Вероятно, в нем была еврейская кровь; не знаю, ибо этот вопрос никого, даже самого Вейнберга, не интересовал. Заслуженный литератор, знаток русского языка, талантливый стихотворец, всеми любимый Петр Исаевич — чего же еще? Надо сказать, что в тогдашней литературе «еврейский вопрос» вообще мало существовал (только с Надсона начал выдвигать его Буренин). А в «старой» литературе он решительно не имел места и значения. Не имел значения даже в глазах таких «нелиберальных» писателей, как Майков, друживший с Тертием Филипповым,[276] или Полонский, близкий Победоносцеву.
Как бы то ни было, мне никогда, ни от одного старого, настоящего писателя не случалось ничего об этом слышать. Даже сам Суворин в разговоре стеснялся касаться еврейского вопроса, чувствуя, верно, что это, по коренным литературным традициям, «не принято». Мало того: гораздо позже, чуть ли не в 1906 г., на мое резкое письмо к нему по поводу его отношения к евреям, конфузливо написал: «…Что я могу вам на это ответить? Ничего я не могу ответить…»
Настоящая, исконная «литературная среда», хотя существовали тогда уже разные кружки, Шекспировский[277] и «понедельничное» Лит[ературное] Общество,[278] — была все же только у Вейнберга. Он жил один, очень скромно. В его «подвале» на Фонтанке — маленькой квартирке у Аничкова моста — кого не встретишь! И не в отдельных писателях было дело, а именно в атмосфере литературной, в среде.
Но Вейнберг, так нежно и так верно любивший литературу старую, так знавший и ценивший ее традиции, даже быт, интересовался и новым, и, пожалуй, более других. Он пытался схватить и понять, как умел, движение литературы во времени. Может быть, чувствовал, что ему суждено пережить почти всех своих сверстников (он и Чехова пережил!), что, как-никак, придется не одну еще перемену увидать. Да и был у него гибкий и живой дух.
Очень скоро, едва занялась заря декадентства (почти и не занялась еще), он дерзнул пригласить на традиционный вечер литературного фонда (ежегодный вечер в зале Коммерческого училища) — меня. Надо знать тогдашнюю атмосферу, тогдашнюю публику, «старую» молодежь, чтобы понять, что со стороны Вейнберга это была действительно дерзость. Из году в год он устраивал эти вечера. Из году в год там читали Плещеев, Майков, Григорович, Потехин,[279] сам Вейнберг, прежде, когда был здоров, — Полонский, а когда были живы — Тургенев, даже Достоевский…
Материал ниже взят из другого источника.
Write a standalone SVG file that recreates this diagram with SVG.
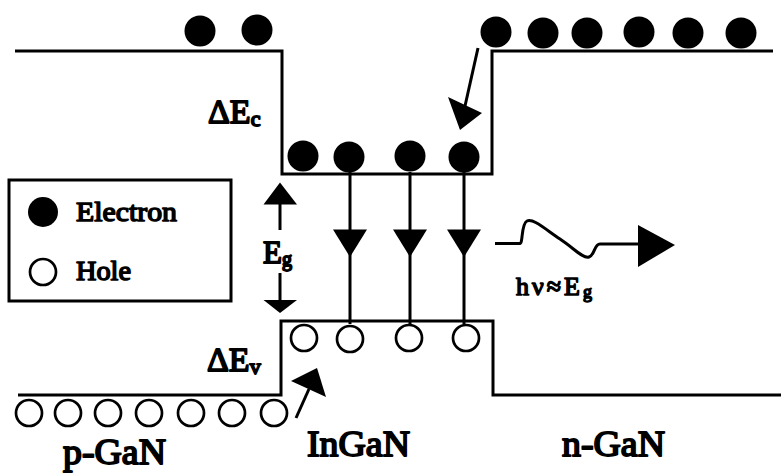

И опять старики, тот же Григорович, Вейнберг и — я! Вейнберг, положим, очень хорошо относился ко мне лично, однако была у него тут немножко и шалость: вот вам, не одни мы, послушайте-ка и новенького! Мы порою чувствовали себя с ним как проказливые дети. Подымется шум — Вейнбергу и горя мало: пусть пошумят, тем веселее. Сам, бывало, выйдет со мной на эстраду несколько раз. А в конце, для полного успокоения, прочтет свое «Море» — делая, впрочем, вид, что оно ему смертельно надоело, — он только уступает требованию публики.
Примешивая к старикам более молодых, Вейнберг приучал к ним мало-помалу публику. Но очень «мало-помалу»; добрая старая традиция все-таки преобладала на вечере Фонда.
Майков при мне читал только раз. Он читал очень хорошо. Был сухой, тонкий, подобранный, красивый, с холодно-умными, пронзительными глазами. В чтении его была та же холодная пронзительность и усмешка. Особенно помнится она мне вот в этих двух строках (из стихотворения «Дож и догаресса»):
…Слышит — иль не слышит?Спит — или не спит?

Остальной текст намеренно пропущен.